Photography and the Black Art [Printmaking]

The Network Photographers Agency

NB. This is a post pulled from my archives (seven years old). Happily, The Network Photographers Agency –and its rich history– has found a home online at Network Photographers Online.

Last week, I caught the tail end of BBC Radio 4’s five-episode “Picture Power”, radio interviews with five different photojournalists. Delicious irony that radio can do more to describe a context for photography in ways that a photograph will sometimes obscure.

Mike Goldwater was sharing his experiences in Rwanda; the horrors of genocide somehow more attainable in his quiet and unassuming recounting. Laced within the absorption of the awful things we do to each other, and coupled with audio recordings he made of some of the subjects retelling their stories; I heard something else that sparked another tiny twinge of despair; Perhaps not comparable to the horrors a  depiction of genocide can create, but related to how we discover such things.

In 1981, Mike Goldwater, along with eight others, co-founded a press agency The Network: a boutique agency seeking to provide stock photography of a unique and high quality. By 2006 the Network was looking at final dissolution, unable to compete with digital stock giants taking over the industry.

This agency had over a million photographs in stock that were made using film. A million photographs from some very compelling photographers stored in an archive because they are not in a digital format that appeals to our desire for instant gratification. The despair is that we have come to expect a certain quality from photography as media presented digitally, a bright and fabulous quality. But we are losing a rich and detailed record.

In the instance of The Network Photographers Agency, one million details, one million negatives, one million prints, we may never see.

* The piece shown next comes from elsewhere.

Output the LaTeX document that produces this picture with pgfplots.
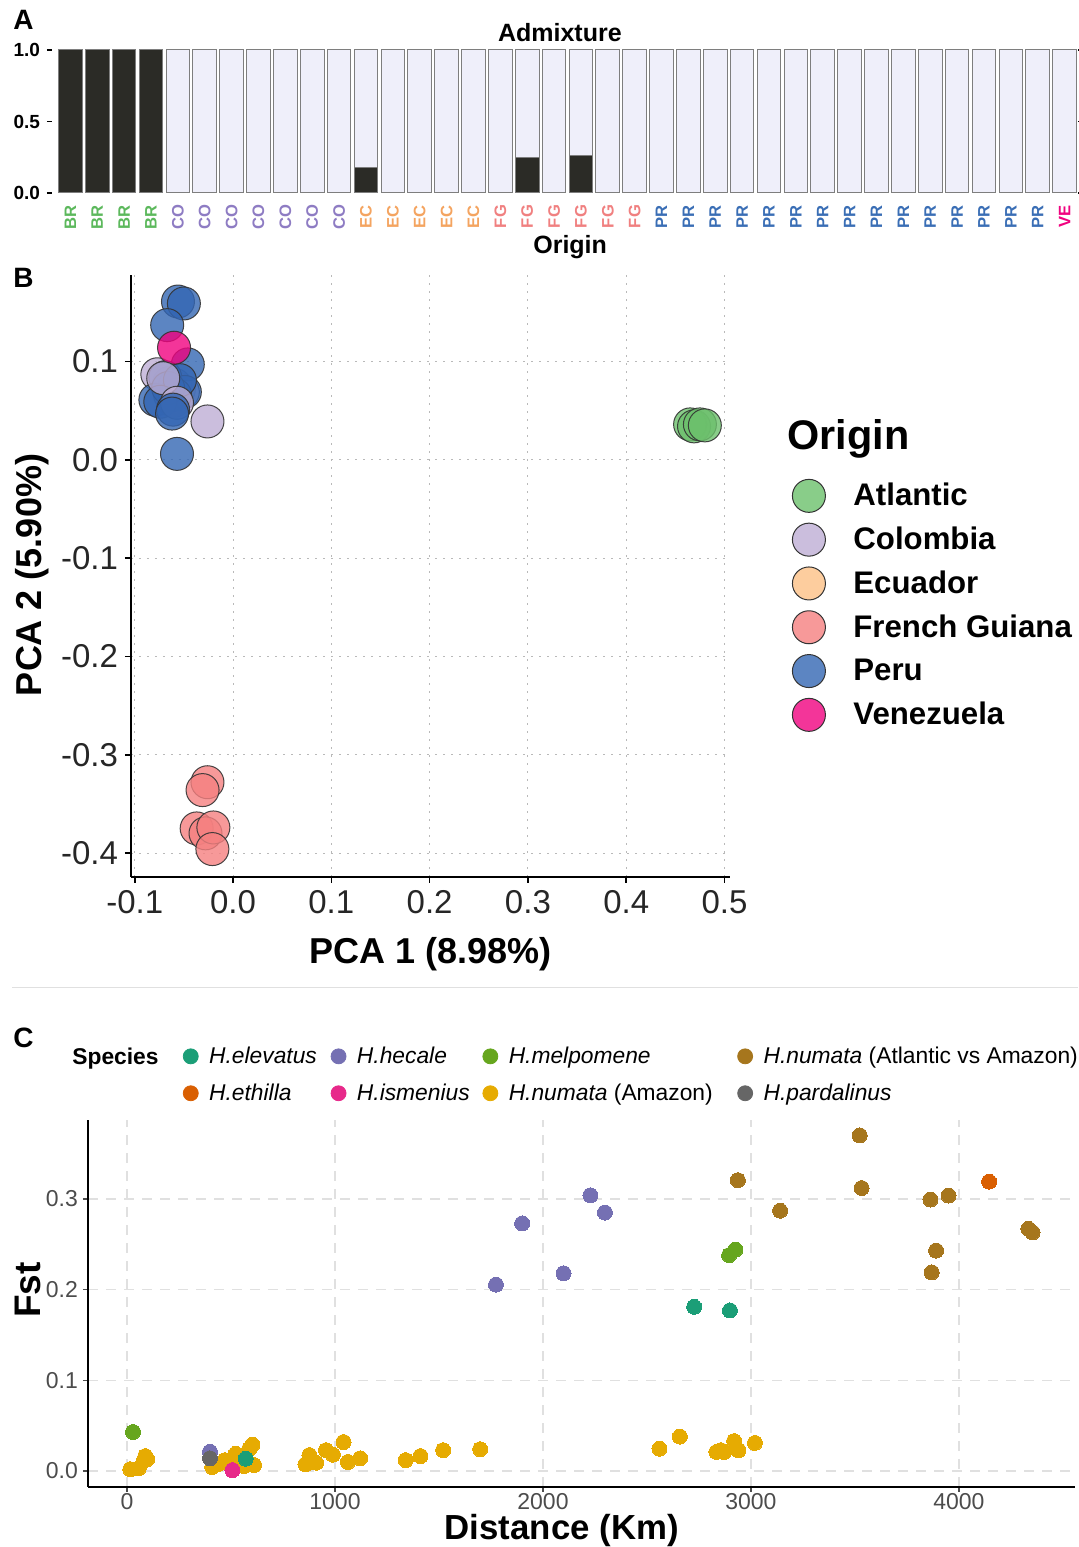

The photographers appear to be philosophic. To their credit, many have embraced digital presentation and continue to bring us compelling images. In browsing Mike Goldwater’s site, I see he is still shooting for print, in film, and for the story rather then Internet Wow Factor. Which is likely why his work graces magazine covers, and he was one of five photojournalists selected for a radio show about photojournalism. And maybe why he’s the one telling a story using any media possible to get the point across.